## AVAILABLE DATA
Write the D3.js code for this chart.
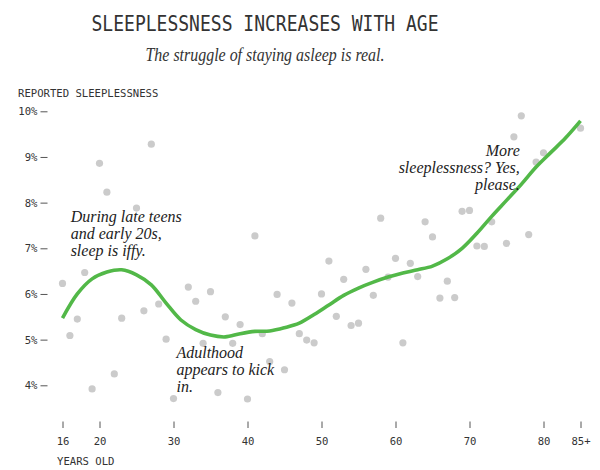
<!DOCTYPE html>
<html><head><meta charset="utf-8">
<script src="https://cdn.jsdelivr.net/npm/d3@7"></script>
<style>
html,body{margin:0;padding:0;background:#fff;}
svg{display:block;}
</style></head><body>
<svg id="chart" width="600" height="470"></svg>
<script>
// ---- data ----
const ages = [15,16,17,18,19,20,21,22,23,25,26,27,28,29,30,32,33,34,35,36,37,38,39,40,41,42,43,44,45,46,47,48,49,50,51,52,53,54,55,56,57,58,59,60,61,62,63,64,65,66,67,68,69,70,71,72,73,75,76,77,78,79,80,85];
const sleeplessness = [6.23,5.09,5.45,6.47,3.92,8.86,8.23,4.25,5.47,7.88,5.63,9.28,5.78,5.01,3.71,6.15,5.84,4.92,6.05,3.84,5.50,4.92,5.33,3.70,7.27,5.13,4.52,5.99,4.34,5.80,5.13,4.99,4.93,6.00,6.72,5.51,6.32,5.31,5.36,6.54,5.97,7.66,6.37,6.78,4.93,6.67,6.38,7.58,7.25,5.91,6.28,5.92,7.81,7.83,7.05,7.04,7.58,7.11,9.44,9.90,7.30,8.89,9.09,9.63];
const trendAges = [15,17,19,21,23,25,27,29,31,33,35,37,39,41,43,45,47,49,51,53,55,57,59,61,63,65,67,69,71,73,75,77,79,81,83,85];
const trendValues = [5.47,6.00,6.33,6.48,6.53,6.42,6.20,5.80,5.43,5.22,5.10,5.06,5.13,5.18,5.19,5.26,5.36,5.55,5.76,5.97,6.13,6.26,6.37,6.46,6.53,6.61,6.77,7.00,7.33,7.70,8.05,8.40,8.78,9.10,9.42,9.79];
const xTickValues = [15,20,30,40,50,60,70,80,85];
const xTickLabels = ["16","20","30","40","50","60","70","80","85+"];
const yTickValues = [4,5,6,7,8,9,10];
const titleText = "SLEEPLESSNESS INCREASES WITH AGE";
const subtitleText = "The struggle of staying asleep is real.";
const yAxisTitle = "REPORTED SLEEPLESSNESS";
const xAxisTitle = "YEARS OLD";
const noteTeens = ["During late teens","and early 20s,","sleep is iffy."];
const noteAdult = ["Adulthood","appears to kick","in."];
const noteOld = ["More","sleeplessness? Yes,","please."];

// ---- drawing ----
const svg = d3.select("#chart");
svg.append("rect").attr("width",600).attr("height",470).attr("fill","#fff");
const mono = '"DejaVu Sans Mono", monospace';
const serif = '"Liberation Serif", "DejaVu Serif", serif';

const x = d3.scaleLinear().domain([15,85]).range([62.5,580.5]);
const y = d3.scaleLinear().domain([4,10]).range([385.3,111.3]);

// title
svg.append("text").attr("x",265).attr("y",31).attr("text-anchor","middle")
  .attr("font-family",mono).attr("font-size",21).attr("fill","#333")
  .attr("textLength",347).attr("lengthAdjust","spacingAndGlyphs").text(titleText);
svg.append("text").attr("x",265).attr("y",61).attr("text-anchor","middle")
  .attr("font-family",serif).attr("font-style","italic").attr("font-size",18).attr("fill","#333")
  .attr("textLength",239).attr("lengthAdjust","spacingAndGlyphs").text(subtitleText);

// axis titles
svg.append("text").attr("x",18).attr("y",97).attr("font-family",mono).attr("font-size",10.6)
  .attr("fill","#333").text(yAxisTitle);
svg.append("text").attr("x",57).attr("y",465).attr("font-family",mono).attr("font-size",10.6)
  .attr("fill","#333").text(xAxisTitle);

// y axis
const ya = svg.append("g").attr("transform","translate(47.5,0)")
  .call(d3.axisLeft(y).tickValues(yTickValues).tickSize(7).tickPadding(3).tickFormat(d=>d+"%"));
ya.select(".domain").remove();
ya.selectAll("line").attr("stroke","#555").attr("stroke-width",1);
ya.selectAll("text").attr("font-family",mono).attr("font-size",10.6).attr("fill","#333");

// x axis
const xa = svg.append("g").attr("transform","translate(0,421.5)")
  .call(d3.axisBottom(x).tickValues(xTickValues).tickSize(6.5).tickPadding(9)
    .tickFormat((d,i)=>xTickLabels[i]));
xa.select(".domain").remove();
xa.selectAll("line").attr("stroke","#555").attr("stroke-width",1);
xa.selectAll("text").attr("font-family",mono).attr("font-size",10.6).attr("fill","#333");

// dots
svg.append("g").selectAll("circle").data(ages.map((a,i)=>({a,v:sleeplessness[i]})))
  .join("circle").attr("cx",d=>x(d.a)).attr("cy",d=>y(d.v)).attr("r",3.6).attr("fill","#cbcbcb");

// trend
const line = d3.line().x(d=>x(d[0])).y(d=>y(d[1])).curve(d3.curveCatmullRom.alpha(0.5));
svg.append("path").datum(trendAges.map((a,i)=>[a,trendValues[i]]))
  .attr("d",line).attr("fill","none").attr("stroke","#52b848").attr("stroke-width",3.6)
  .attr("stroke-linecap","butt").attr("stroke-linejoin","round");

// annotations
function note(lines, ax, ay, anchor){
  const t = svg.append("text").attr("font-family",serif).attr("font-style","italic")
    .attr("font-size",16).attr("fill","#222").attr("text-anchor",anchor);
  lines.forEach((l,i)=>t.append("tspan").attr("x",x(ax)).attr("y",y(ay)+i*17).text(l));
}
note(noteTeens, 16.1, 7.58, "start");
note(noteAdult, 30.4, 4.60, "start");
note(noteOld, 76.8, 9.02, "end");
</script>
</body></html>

## SHORT EXERCISE
Give every line back word for word and leave the pictures out.

## WRITTEN RESPONSE
Write the D3.js code for this chart.
<!DOCTYPE html>
<html><head><meta charset="utf-8">
<script src="https://cdn.jsdelivr.net/npm/d3@7"></script>
<style>
html,body{margin:0;padding:0;background:#fff;}
svg{display:block;}
</style></head><body>
<svg id="chart" width="600" height="470"></svg>
<script>
// ---- data ----
const ages = [15,16,17,18,19,20,21,22,23,25,26,27,28,29,30,32,33,34,35,36,37,38,39,40,41,42,43,44,45,46,47,48,49,50,51,52,53,54,55,56,57,58,59,60,61,62,63,64,65,66,67,68,69,70,71,72,73,75,76,77,78,79,80,85];
const sleeplessness = [6.23,5.09,5.45,6.47,3.92,8.86,8.23,4.25,5.47,7.88,5.63,9.28,5.78,5.01,3.71,6.15,5.84,4.92,6.05,3.84,5.50,4.92,5.33,3.70,7.27,5.13,4.52,5.99,4.34,5.80,5.13,4.99,4.93,6.00,6.72,5.51,6.32,5.31,5.36,6.54,5.97,7.66,6.37,6.78,4.93,6.67,6.38,7.58,7.25,5.91,6.28,5.92,7.81,7.83,7.05,7.04,7.58,7.11,9.44,9.90,7.30,8.89,9.09,9.63];
const trendAges = [15,17,19,21,23,25,27,29,31,33,35,37,39,41,43,45,47,49,51,53,55,57,59,61,63,65,67,69,71,73,75,77,79,81,83,85];
const trendValues = [5.47,6.00,6.33,6.48,6.53,6.42,6.20,5.80,5.43,5.22,5.10,5.06,5.13,5.18,5.19,5.26,5.36,5.55,5.76,5.97,6.13,6.26,6.37,6.46,6.53,6.61,6.77,7.00,7.33,7.70,8.05,8.40,8.78,9.10,9.42,9.79];
const xTickValues = [15,20,30,40,50,60,70,80,85];
const xTickLabels = ["16","20","30","40","50","60","70","80","85+"];
const yTickValues = [4,5,6,7,8,9,10];
const titleText = "SLEEPLESSNESS INCREASES WITH AGE";
const subtitleText = "The struggle of staying asleep is real.";
const yAxisTitle = "REPORTED SLEEPLESSNESS";
const xAxisTitle = "YEARS OLD";
const noteTeens = ["During late teens","and early 20s,","sleep is iffy."];
const noteAdult = ["Adulthood","appears to kick","in."];
const noteOld = ["More","sleeplessness? Yes,","please."];

// ---- drawing ----
const svg = d3.select("#chart");
svg.append("rect").attr("width",600).attr("height",470).attr("fill","#fff");
const mono = '"DejaVu Sans Mono", monospace';
const serif = '"Liberation Serif", "DejaVu Serif", serif';

const x = d3.scaleLinear().domain([15,85]).range([62.5,580.5]);
const y = d3.scaleLinear().domain([4,10]).range([385.3,111.3]);

// title
svg.append("text").attr("x",265).attr("y",31).attr("text-anchor","middle")
  .attr("font-family",mono).attr("font-size",21).attr("fill","#333")
  .attr("textLength",347).attr("lengthAdjust","spacingAndGlyphs").text(titleText);
svg.append("text").attr("x",265).attr("y",61).attr("text-anchor","middle")
  .attr("font-family",serif).attr("font-style","italic").attr("font-size",18).attr("fill","#333")
  .attr("textLength",239).attr("lengthAdjust","spacingAndGlyphs").text(subtitleText);

// axis titles
svg.append("text").attr("x",18).attr("y",97).attr("font-family",mono).attr("font-size",10.6)
  .attr("fill","#333").text(yAxisTitle);
svg.append("text").attr("x",57).attr("y",465).attr("font-family",mono).attr("font-size",10.6)
  .attr("fill","#333").text(xAxisTitle);

// y axis
const ya = svg.append("g").attr("transform","translate(47.5,0)")
  .call(d3.axisLeft(y).tickValues(yTickValues).tickSize(7).tickPadding(3).tickFormat(d=>d+"%"));
ya.select(".domain").remove();
ya.selectAll("line").attr("stroke","#555").attr("stroke-width",1);
ya.selectAll("text").attr("font-family",mono).attr("font-size",10.6).attr("fill","#333");

// x axis
const xa = svg.append("g").attr("transform","translate(0,421.5)")
  .call(d3.axisBottom(x).tickValues(xTickValues).tickSize(6.5).tickPadding(9)
    .tickFormat((d,i)=>xTickLabels[i]));
xa.select(".domain").remove();
xa.selectAll("line").attr("stroke","#555").attr("stroke-width",1);
xa.selectAll("text").attr("font-family",mono).attr("font-size",10.6).attr("fill","#333");

// dots
svg.append("g").selectAll("circle").data(ages.map((a,i)=>({a,v:sleeplessness[i]})))
  .join("circle").attr("cx",d=>x(d.a)).attr("cy",d=>y(d.v)).attr("r",3.6).attr("fill","#cbcbcb");

// trend
const line = d3.line().x(d=>x(d[0])).y(d=>y(d[1])).curve(d3.curveCatmullRom.alpha(0.5));
svg.append("path").datum(trendAges.map((a,i)=>[a,trendValues[i]]))
  .attr("d",line).attr("fill","none").attr("stroke","#52b848").attr("stroke-width",3.6)
  .attr("stroke-linecap","butt").attr("stroke-linejoin","round");

// annotations
function note(lines, ax, ay, anchor){
  const t = svg.append("text").attr("font-family",serif).attr("font-style","italic")
    .attr("font-size",16).attr("fill","#222").attr("text-anchor",anchor);
  lines.forEach((l,i)=>t.append("tspan").attr("x",x(ax)).attr("y",y(ay)+i*17).text(l));
}
note(noteTeens, 16.1, 7.58, "start");
note(noteAdult, 30.4, 4.60, "start");
note(noteOld, 76.8, 9.02, "end");
</script>
</body></html>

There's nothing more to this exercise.